Under two minutes left, and a promising Sun Devil drive to the Stanford 34 yard line nearly unraveled as Jones took a sack on second down and fumbled. An alert play from Sun Devil offensive lineman Isaia Glass to pounce on the loose ball kept the Sun Devils alive, but the offense would have to burn third down with a spike to stop the clock.

The game would come down to a 4th & 19. The Sun Devils were on the Stanford side of the 50 yard line, but out of field goal range. Jones bought time in the pocket, and looked left, where inexplicably, the Cardinal secondary had let Badger get behind them.

Jones let the ball fly, and for a moment in time, it looked as if the maligned quarterback would connect with his top target and rescue the day for the Sun Devils.

Then the ball reached Badger. An errant throw. Sailing out of bounds. That was until Badger’s right hand shot into the air, and he secured a remarkable catch, corkscrewing his body against the boundary at the 1-yard line.

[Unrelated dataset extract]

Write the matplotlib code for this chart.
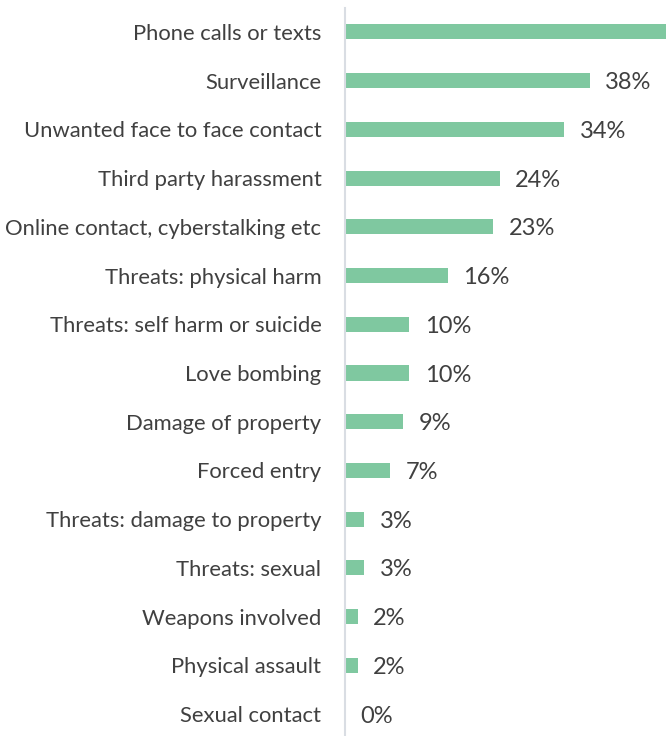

But David Shaw was not convinced Badger had gotten a foot down in the field of play and ran out to the numbers at the 20-yard line to call timeout. There was a look of smug confidence on Shaw’s face as he asked for a replay review, indicating he knew what the rest of Stanford Stadium was about to find out. Badger’s toes were on the white. Turnover on downs. Ballgame.

“I thought I was in, fully,” Badger recalled. “I thought I really scored at the time the way my momentum was moving, but yeah I thought I was in.”

Call a spade a spade, an accurate pass wins the game and turns the tide of an emotional season with back-to-back victories. It also puts Aguano squarely in the race to contend for the head coaching position next year. Arizona State maybe even competes for a bowl game, which would be one of the best accomplishments in program history considering the tumult of the past three seasons.

Instead, Jones misfired. Would Bourguet have hit the pass? There is no way to tell, but perhaps that is what will frustrate the fan base the most. Maybe Aguano’s philosophy will change this week.